● **Source material**:

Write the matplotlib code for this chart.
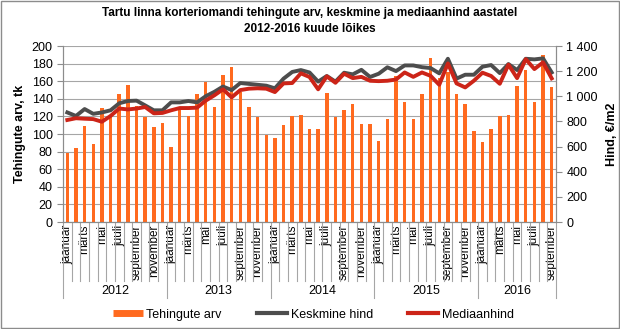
"""
Tartu korteriomandi tehingud 2012-2016, kuude loikes
"""
import matplotlib
matplotlib.use('Agg')
import matplotlib.pyplot as plt
import matplotlib.transforms as mtransforms
from matplotlib.lines import Line2D
from matplotlib.patches import Rectangle

plt.rcParams['font.family'] = ['Liberation Sans', 'DejaVu Sans']

# data
years = ['2012', '2013', '2014', '2015', '2016']
months_in_year = [12, 12, 12, 12, 9]
month_names = ['jaanuar', 'veebruar', 'märts', 'aprill', 'mai', 'juuni',
               'juuli', 'august', 'september', 'oktoober', 'november', 'detsember']

tehingute_arv = [78, 84, 109, 89, 130, 120, 145, 156, 132, 119, 108, 113,
                 85, 127, 120, 146, 159, 131, 167, 176, 148, 131, 119, 99,
                 96, 110, 120, 122, 106, 106, 147, 119, 127, 134, 112, 112,
                 92, 117, 166, 136, 117, 145, 187, 164, 170, 145, 134, 103,
                 91, 106, 121, 122, 155, 173, 136, 190, 153]

keskmine_hind = [872, 844, 899, 861, 872, 889, 945, 963, 966, 928, 889, 889,
                 952, 952, 963, 952, 1001, 1036, 1078, 1050, 1106, 1099, 1092, 1085,
                 1064, 1141, 1194, 1209, 1190, 1117, 1162, 1117, 1188, 1175, 1211, 1154,
                 1180, 1231, 1201, 1246, 1246, 1232, 1225, 1183, 1299, 1141, 1172, 1172,
                 1236, 1249, 1185, 1257, 1209, 1299, 1294, 1302, 1190]

mediaanhind = [812, 826, 822, 819, 798, 844, 903, 896, 903, 915, 865, 868,
               889, 907, 907, 910, 966, 1008, 1056, 992, 1050, 1061, 1064, 1061,
               1034, 1103, 1106, 1183, 1154, 1056, 1159, 1108, 1180, 1145, 1155, 1124,
               1121, 1124, 1134, 1190, 1155, 1190, 1163, 1092, 1262, 1103, 1071, 1124,
               1188, 1162, 1100, 1252, 1145, 1296, 1217, 1270, 1143]

orange = '#FF6A1F'
gray = '#4D4D4D'
red = '#CC2418'
grid_c = '#A6A6A6'

n = len(tehingute_arv)
x = list(range(n))

fig = plt.figure(figsize=(6.2, 3.29), dpi=100)
ax = fig.add_axes([0.1016, 0.325, 0.7952, 0.535])
ax2 = ax.twinx()

ax.bar(x, tehingute_arv, width=0.4, color=orange, zorder=2)
ax2.plot(x, keskmine_hind, color=gray, lw=2.8, solid_joinstyle='round')
ax2.plot(x, mediaanhind, color=red, lw=2.8, solid_joinstyle='round')

ax.set_xlim(-0.5, n - 0.5)
ax.set_ylim(0, 200)
ax.set_yticks(range(0, 201, 20))
ax2.set_ylim(0, 1400)
ax2.set_yticks(range(0, 1401, 200))
ax2.set_yticklabels([f'{v:,}'.replace(',', ' ') for v in range(0, 1401, 200)])

ax.grid(axis='y', color=grid_c, lw=0.8)
ax.set_axisbelow(True)

for a in (ax, ax2):
    a.spines['top'].set_visible(False)
    for s in ('left', 'right', 'bottom'):
        a.spines[s].set_color('#8C8C8C')
        a.spines[s].set_linewidth(0.8)
    a.tick_params(axis='y', labelsize=9, length=4, color='#8C8C8C', width=0.8)

# month labels: every other month
tick_pos = []
tick_lab = []
start = 0
for cnt in months_in_year:
    for m in range(0, cnt, 2):
        tick_pos.append(start + m)
        tick_lab.append(month_names[m])
    start += cnt
ax.set_xticks(tick_pos)
ax.set_xticklabels(tick_lab, rotation=90, fontsize=8.5)
ax.tick_params(axis='x', length=0, pad=2)

# separators between months and years
trans = mtransforms.blended_transform_factory(ax.transData, ax.transAxes)
year_edges = [0]
for cnt in months_in_year:
    year_edges.append(year_edges[-1] + cnt)
for i in range(n + 1):
    bottom = -0.432 if i in year_edges else -0.335
    ax.plot([i - 0.5, i - 0.5], [0, bottom], color=grid_c, lw=0.8,
            transform=trans, clip_on=False)
for k, yr in enumerate(years):
    mid = (year_edges[k] + year_edges[k + 1] - 1) / 2
    ax.text(mid, -0.392, yr, transform=trans, ha='center', va='center', fontsize=9)

ax.set_ylabel('Tehingute arv, tk', fontsize=9, fontweight='bold', labelpad=4)
ax2.set_ylabel('Hind, €/m2', fontsize=9, fontweight='bold', labelpad=6)

fig.text(0.5, 0.937, 'Tartu linna korteriomandi tehingute arv, keskmine ja mediaanhind aastatel\n'
         '2012-2016 kuude lõikes', ha='center', va='center', fontsize=8.5,
         fontweight='bold', linespacing=1.4)

handles = [Line2D([], [], color=orange, lw=5, solid_capstyle='butt'),
           Line2D([], [], color=gray, lw=3),
           Line2D([], [], color=red, lw=3)]
fig.legend(handles, ['Tehingute arv', 'Keskmine hind', 'Mediaanhind'],
           loc='center', bbox_to_anchor=(0.505, 0.043), ncol=3, frameon=False,
           fontsize=9, handlelength=2.4, handletextpad=0.3, columnspacing=2.8)

fig.add_artist(Rectangle((0.001, 0.002), 0.997, 0.995, transform=fig.transFigure,
                         fill=False, edgecolor='#8C8C8C', lw=1))

fig.savefig('out.png', dpi=100)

● **The exercise**: Copy all lines from the listing that contain "matplotlib".

● **Exercise response**:
Write the matplotlib code for this chart.
import matplotlib
matplotlib.use('Agg')
import matplotlib.pyplot as plt
import matplotlib.transforms as mtransforms
from matplotlib.lines import Line2D
from matplotlib.patches import Rectangle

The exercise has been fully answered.